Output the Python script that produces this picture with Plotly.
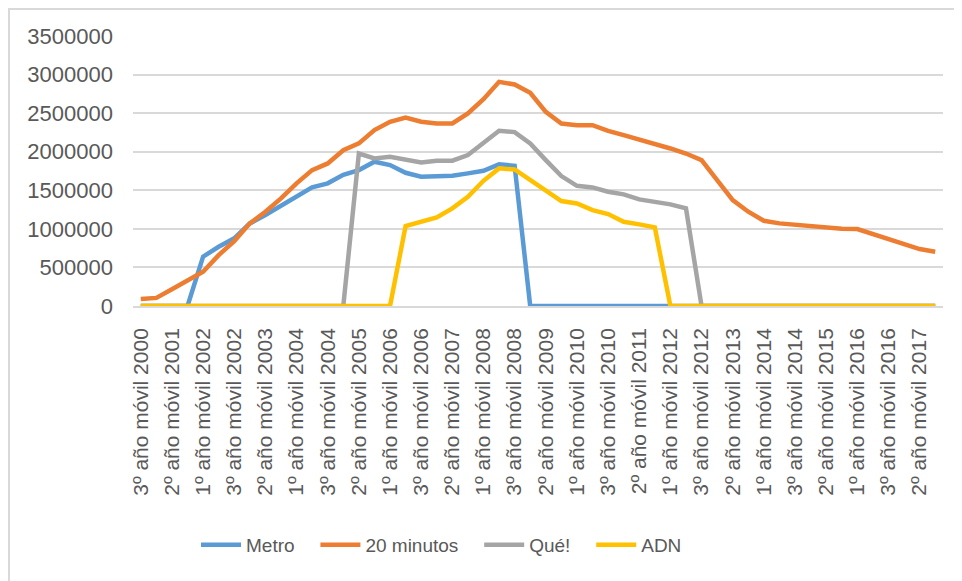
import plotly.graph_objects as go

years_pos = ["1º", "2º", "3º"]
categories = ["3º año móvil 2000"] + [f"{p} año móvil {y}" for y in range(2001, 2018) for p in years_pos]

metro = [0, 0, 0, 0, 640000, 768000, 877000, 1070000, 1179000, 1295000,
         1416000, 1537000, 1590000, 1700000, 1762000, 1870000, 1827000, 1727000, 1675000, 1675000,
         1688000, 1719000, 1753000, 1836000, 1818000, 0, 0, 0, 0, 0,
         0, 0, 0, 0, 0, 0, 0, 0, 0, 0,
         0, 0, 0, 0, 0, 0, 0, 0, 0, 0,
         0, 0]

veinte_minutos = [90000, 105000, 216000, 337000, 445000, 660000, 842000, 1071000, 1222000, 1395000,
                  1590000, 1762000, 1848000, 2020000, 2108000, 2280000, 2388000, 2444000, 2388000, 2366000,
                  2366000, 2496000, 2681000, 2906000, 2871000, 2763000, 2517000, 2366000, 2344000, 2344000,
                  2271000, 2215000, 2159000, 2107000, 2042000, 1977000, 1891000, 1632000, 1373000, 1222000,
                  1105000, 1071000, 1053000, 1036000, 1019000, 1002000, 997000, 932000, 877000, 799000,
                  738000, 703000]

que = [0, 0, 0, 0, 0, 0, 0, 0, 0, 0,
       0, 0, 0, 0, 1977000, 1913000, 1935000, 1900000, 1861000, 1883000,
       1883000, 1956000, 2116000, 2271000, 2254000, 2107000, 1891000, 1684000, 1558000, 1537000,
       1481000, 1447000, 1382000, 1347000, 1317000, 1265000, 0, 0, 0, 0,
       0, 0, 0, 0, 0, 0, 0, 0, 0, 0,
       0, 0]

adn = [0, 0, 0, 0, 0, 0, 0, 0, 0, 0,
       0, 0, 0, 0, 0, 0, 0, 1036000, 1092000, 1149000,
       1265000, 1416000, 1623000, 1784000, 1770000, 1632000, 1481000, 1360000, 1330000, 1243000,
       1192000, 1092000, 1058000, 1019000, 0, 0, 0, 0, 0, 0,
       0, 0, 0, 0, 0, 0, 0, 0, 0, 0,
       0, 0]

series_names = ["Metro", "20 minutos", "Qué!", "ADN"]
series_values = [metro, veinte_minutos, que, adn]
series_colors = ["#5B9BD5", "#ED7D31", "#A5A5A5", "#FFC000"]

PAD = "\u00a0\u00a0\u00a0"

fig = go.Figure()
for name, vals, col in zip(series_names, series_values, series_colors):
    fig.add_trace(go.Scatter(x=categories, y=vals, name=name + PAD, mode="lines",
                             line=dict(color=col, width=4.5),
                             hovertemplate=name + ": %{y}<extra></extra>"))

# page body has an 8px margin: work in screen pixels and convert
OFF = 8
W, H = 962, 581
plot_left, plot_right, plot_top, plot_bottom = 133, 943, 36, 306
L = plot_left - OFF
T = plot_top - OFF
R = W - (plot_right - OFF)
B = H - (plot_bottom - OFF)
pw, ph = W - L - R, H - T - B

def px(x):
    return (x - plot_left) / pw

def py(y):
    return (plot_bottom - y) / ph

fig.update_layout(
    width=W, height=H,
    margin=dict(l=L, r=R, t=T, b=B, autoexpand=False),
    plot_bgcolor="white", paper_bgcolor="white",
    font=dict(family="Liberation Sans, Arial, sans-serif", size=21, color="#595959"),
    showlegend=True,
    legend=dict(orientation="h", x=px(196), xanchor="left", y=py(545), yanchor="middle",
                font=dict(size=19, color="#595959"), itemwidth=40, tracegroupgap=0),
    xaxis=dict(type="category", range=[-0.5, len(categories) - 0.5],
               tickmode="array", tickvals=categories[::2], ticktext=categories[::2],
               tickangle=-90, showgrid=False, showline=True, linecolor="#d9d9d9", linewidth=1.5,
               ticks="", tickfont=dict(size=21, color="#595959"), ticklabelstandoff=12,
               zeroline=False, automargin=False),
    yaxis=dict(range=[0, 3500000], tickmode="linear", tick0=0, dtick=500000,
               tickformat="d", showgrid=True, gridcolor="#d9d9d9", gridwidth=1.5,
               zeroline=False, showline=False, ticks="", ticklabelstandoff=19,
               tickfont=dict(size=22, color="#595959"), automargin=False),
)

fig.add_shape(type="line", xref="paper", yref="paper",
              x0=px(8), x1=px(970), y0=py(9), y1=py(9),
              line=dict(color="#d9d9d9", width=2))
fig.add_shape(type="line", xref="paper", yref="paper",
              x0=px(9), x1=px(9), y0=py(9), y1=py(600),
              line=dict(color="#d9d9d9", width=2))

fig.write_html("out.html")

================

Write down every line from the opening of the listing to the line with "p in years_pos]", both included, and nothing else; the pictures are omitted.

Output the Python script that produces this picture with Plotly.
import plotly.graph_objects as go

years_pos = ["1º", "2º", "3º"]
categories = ["3º año móvil 2000"] + [f"{p} año móvil {y}" for y in range(2001, 2018) for p in years_pos]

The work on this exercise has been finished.